Out of Australia, the chilling true tale of three vacationers in the western part of the country who stumble upon their doom near the meteor crater at Wolf Creek. Shades of Chainsaw, sure, but how can you avoid that when you’re talking about plausible serial killer activity framed as a horror movie? The job here is to take the tension, and ratchet it higher and higher. For two thirds of the movie, there was success, and I can’t ask for more than that.

On the downside, it was constrained by the actual events in a way that a less literal film like Chainsaw doesn’t have to be, and to its detriment. We have a point A and a point B, and no way to know exactly what happened in between, so the writers had to make up something that was both exciting and true to point B at the same time.

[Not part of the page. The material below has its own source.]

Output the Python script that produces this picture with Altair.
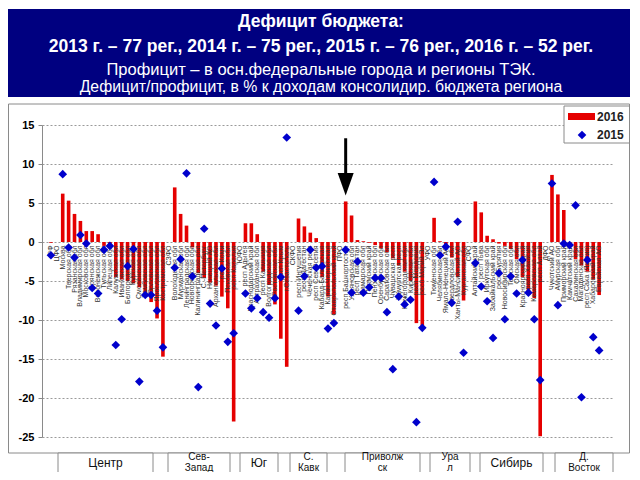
import altair as alt
import pandas as pd

# ---------------- data ----------------
regions = [
    "РФ", "ЦФО", "Москва", "Тверская обл", "Рязанская обл", "Владимирская обл", "Московская обл",
    "Брянская обл", "Воронежская обл", "Тульская обл", "Липецкая обл", "Калужская обл",
    "Ивановская обл", "Белгородская обл", "Курская обл", "Смоленская обл", "Тамбовская обл",
    "Орловская обл", "Ярославская обл", "Костромская обл",
    "СЗФО", "Вологодская обл", "Мурманская обл", "Ленинградская обл", "Новгородская обл",
    "Калининградская обл", "С.-Петербург", "Ненецкий АО", "Архангельская обл", "респ Коми",
    "Псковская обл", "респ Карелия",
    "ЮФО", "респ Адыгея", "Краснодарский край", "Астраханская обл", "респ Калмыкия",
    "Волгоградская обл", "Ростовская обл", "респ Крым", "г.Севастополь",
    "СКФО", "респ Ингушетия", "респ Дагестан", "Чеченская респ", "респ Сев.Осетия",
    "Кабард-Балкарская", "Карач-Черкесская", "Ставропольский край",
    "ПФО", "респ Башкортостан", "Ульяновская обл", "респ Татарстан", "Самарская обл",
    "Пермский край", "Пензенская обл", "Оренбургская обл", "Саратовская обл", "Чувашская респ",
    "Удмуртская респ", "Нижегородская обл", "Кировская обл", "респ Мордовия", "респ Марий Эл",
    "УФО", "Тюменская обл", "Челябинская обл", "Ямало-Ненецкий АО", "Свердловская обл",
    "Ханты-Мансийский АО", "Курганская обл",
    "СФО", "Алтайский край", "респ Тыва", "Иркутская обл", "Забайкальский край", "респ Бурятия",
    "Новосибирская обл", "Томская обл", "Омская обл", "Красноярский край", "респ Хакасия",
    "Кемеровская обл", "респ Алтай",
    "ДФО", "Чукотский АО", "Амурская обл", "Приморский край", "Камчатский край",
    "Сахалинская обл", "Магаданская обл", "респ Саха (Якутия)", "Хабаровский край", "Еврейская АО",
]

deficit_2016 = [
    -0.1, None, 6.2, 5.3, 3.6, 2.7, 1.4, 1.4, 1.0, -0.5, -0.6, -4.5, -4.8, -5.0, -5.3, -5.8, -6.5, -7.7, -9.8, -14.7,
    None, 7.0, 3.6, 2.1, -0.7, -4.0, -4.6, -5.2, -5.6, -7.0, -8.5, -23.0,
    None, 2.4, 2.4, 1.0, -3.8, -5.5, -8.0, -12.4, -16.0,
    None, 3.0, 2.0, 1.2, 0.5, -4.5, -7.0, -9.3,
    None, 5.2, 3.4, 0.25, 0.1, -0.1, -0.4, -0.8, -1.3, -2.1, -3.0, -3.8, -5.0, -10.4, -10.8,
    None, 3.1, 0.1, -0.3, -2.0, -4.5, -7.5,
    None, 5.2, 3.8, 0.8, 0.35, -0.2, -0.5, -0.9, -2.2, -4.5, -6.8, -7.2, -24.9,
    None, 8.6, 6.1, 4.1, -0.1, -2.2, -3.0, -3.8, -4.8, -6.8,
]

deficit_2015 = [
    -1.7, None, 8.7, -0.7, -2.0, 0.9, -0.2, -5.9, -6.6, -1.0, -0.5, -13.2, -9.9, -3.1, -0.9, -17.9, -6.8, -6.8, -8.8, -13.5,
    None, -3.3, -2.2, 8.8, -4.4, -18.6, 1.7, -7.9, -10.7, -3.4, -12.8, -11.7,
    None, -6.6, -8.5, -7.2, -9.0, -9.7, -7.2, -4.5, 13.4,
    None, -8.8, -4.4, -1.0, -3.3, -3.1, -11.1, -10.4,
    None, -1.0, -6.5, -2.5, -6.5, -5.8, -4.6, -4.6, -9.0, -16.3, -7.0, -8.0, -7.4, -23.1, -11.0,
    None, 7.7, -1.7, -0.6, -7.8, 2.6, -14.2,
    None, -2.7, -5.7, -7.6, -12.3, -4.0, -9.9, -4.4, -6.6, -2.3, -6.5, -9.9, -17.7,
    None, 7.5, -8.1, -0.2, -0.4, 4.7, -19.9, -2.3, -12.2, -13.9,
]

y_ticks = [15, 10, 5, 0, -5, -10, -15, -20, -25]

title_lines = [
    "Дефицит бюджета:",
    "2013 г. – 77 рег., 2014 г.  – 75  рег., 2015 г. – 76 рег., 2016 г. – 52 рег.",
    "Профицит – в осн.федеральные города и регионы ТЭК.",
    "Дефицит/профицит, в % к доходам консолидир. бюджета региона",
]

district_names = [["Центр"], ["Сев-", "Запад"], ["Юг"], ["С.", "Кавк"], ["Приволж", "ск"],
                  ["Ура", "л"], ["Сибирь"], ["Д.", "Восток"]]

arrow_idx = 50  # респ Башкортостан

# ---------------- layout (plot-area pixel coords) ----------------
district_box_px = [(16, 111), (126, 188), (198, 236), (248, 285), (303, 378), (388, 428), (438, 501), (513, 571)]

df = pd.DataFrame({
    "idx": list(range(len(regions))),
    "region": regions,
    "v2016": deficit_2016,
    "v2015": deficit_2015,
})

N = len(regions)
xscale = alt.Scale(domain=[-0.667, N + 0.333], nice=False, zero=False)
yscale = alt.Scale(domain=[-25, 15], nice=False, zero=False)

FONT = "Liberation Sans"
one = pd.DataFrame({"k": [0]})


def rect(x, x2, y, y2, **kw):
    return alt.Chart(one).mark_rect(**kw).encode(
        x=alt.value(x), x2=alt.value(x2), y=alt.value(y), y2=alt.value(y2))


def txt(s, x, y, **kw):
    return alt.Chart(one).mark_text(text=s, font=FONT, **kw).encode(
        x=alt.value(x), y=alt.value(y))


y_axis = alt.Axis(
    values=y_ticks, grid=True, gridDash=[2, 2], gridColor="#9a9a9a", gridWidth=1,
    domainColor="#8a8a8a", tickColor="#8a8a8a", tickSize=4, labelOverlap=False,
    labelFontSize=11, labelFontWeight="bold", labelColor="#000", labelFont=FONT,
    labelPadding=4, title=None, labelExpr="datum.value + ''")

layers = []

# chart frame
layers.append(rect(-33.5, 587.5, -21, 328, fill=None, stroke="#8a8a8a", strokeWidth=1))

# header
layers.append(rect(-34, 590, -116, -28, fill="#000080"))
layers.append(txt(title_lines[0], 279, -103, fontSize=17.5, fontWeight="bold", color="white", align="center", baseline="middle"))
layers.append(txt(title_lines[1], 279, -78, fontSize=17.5, fontWeight="bold", color="white", align="center", baseline="middle"))
layers.append(txt(title_lines[2], 279, -55, fontSize=16.5, color="white", align="center", baseline="middle"))
layers.append(txt(title_lines[3], 279, -38, fontSize=15.8, color="white", align="center", baseline="middle"))

base = alt.Chart(df)

bars = base.mark_bar(orient="vertical", size=3.6, color="#E50000").encode(
    x=alt.X("idx:Q", scale=xscale, axis=None),
    y=alt.Y("v2016:Q", scale=yscale, axis=y_axis),
    y2=alt.datum(0),
)
layers.append(bars)

cat_labels = base.mark_text(angle=270, align="right", baseline="middle", fontSize=7,
                            color="#333", font=FONT).encode(
    x=alt.X("idx:Q", scale=xscale, axis=None),
    y=alt.datum(-0.45, axis=y_axis),
    text="region:N",
)
layers.append(cat_labels)

points = base.mark_point(shape="diamond", filled=True, size=75, color="#0000CC", opacity=1).encode(
    x=alt.X("idx:Q", scale=xscale, axis=None),
    y=alt.Y("v2015:Q", scale=yscale, axis=y_axis),
)
layers.append(points)

# arrow pointing at the highlighted region
arrow_df = pd.DataFrame({"idx": [arrow_idx], "top": [13.3], "bottom": [8.4], "head": [7.4]})
layers.append(alt.Chart(arrow_df).mark_rule(strokeWidth=3, color="black").encode(
    x=alt.X("idx:Q", scale=xscale, axis=None), y=alt.Y("top:Q", scale=yscale, axis=y_axis), y2="bottom:Q"))
layers.append(alt.Chart(arrow_df).mark_point(shape="M-1,-1.4L1,-1.4L0,1.4Z", filled=True, size=256,
                                             color="black", opacity=1).encode(
    x=alt.X("idx:Q", scale=xscale, axis=None), y=alt.Y("head:Q", scale=yscale, axis=y_axis)))

# legend
layers.append(rect(522, 587.5, -19, 18, fill="white", stroke="#8a8a8a", strokeWidth=1))
layers.append(rect(526, 553, -12, -5, fill="#E50000"))
layers.append(txt("2016", 555, -8.5, fontSize=12, fontWeight="bold", color="#222", align="left", baseline="middle"))
layers.append(alt.Chart(one).mark_point(shape="diamond", filled=True, size=75, color="#0000CC", opacity=1).encode(
    x=alt.value(540), y=alt.value(10)))
layers.append(txt("2015", 555, 10, fontSize=12, fontWeight="bold", color="#222", align="left", baseline="middle"))

# federal district boxes at the bottom
for (x0, x1), name in zip(district_box_px, district_names):
    layers.append(rect(x0, x1, 328, 360, fill="white", stroke="#8a8a8a", strokeWidth=1))
    cx = (x0 + x1) / 2
    if len(name) == 1:
        layers.append(txt(name[0], cx, 338, fontSize=12, color="#111", align="center", baseline="middle"))
    else:
        layers.append(txt(name[0], cx, 331.5, fontSize=10, color="#111", align="center", baseline="middle"))
        layers.append(txt(name[1], cx, 343, fontSize=10, color="#111", align="center", baseline="middle"))

chart = alt.layer(*layers).properties(
    width=570, height=312,
    padding={"left": 34, "top": 117, "right": 18, "bottom": 35},
    autosize=alt.AutoSizeParams(type="none"),
).configure(
    font=FONT,
    view=alt.ViewConfig(stroke=None),
    axis=alt.AxisConfig(labelOverlap=False),
)

chart.save("out.html", embed_options={"renderer": "svg", "actions": False})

This is only possible if you artificially inflate the stupidity quotient of the principles. So, whatever else good I can say about it, I cannot say it’s smart. Still, it’s a horror movie, so were you really expecting me to?

The Colorado Kid

After a month-long book, it was time for a quickie. Lucky me, Stephen King has just dropped off a pulpy crime drama that may not even be a crime. Although I’m going to have to leave that question open, I’ll say that The Colorado Kid delivers in a lot of other ways. It’s a story about telling a story: in the latter sense, it ranges across the country and twenty-five years, while in the former it never leaves a tiny, island newspaper office, except to go out on the deck and watch the ocean rolling in.

Weighing in at a slim-for-the-size 163 pages, it revisits a lot of the tropes that made King famous. Small-town Maine and its closely held secrets; that delicious accent that is so perfect for spinning a yarn; mysterious, incomprehensible events. It’s the first book since he finished the Dark Tower series and stopped writing books (well, obviously that’s not so, and I’m glad he’s still doing it; there’s another one in January, whee!), and I think perhaps he’s trying to revisit his earliest days, maybe get back on a new horse in the same saddle. I know I’m playing it close to the vest, but the nature of the story demands that I do. I can say that, as usual, it works.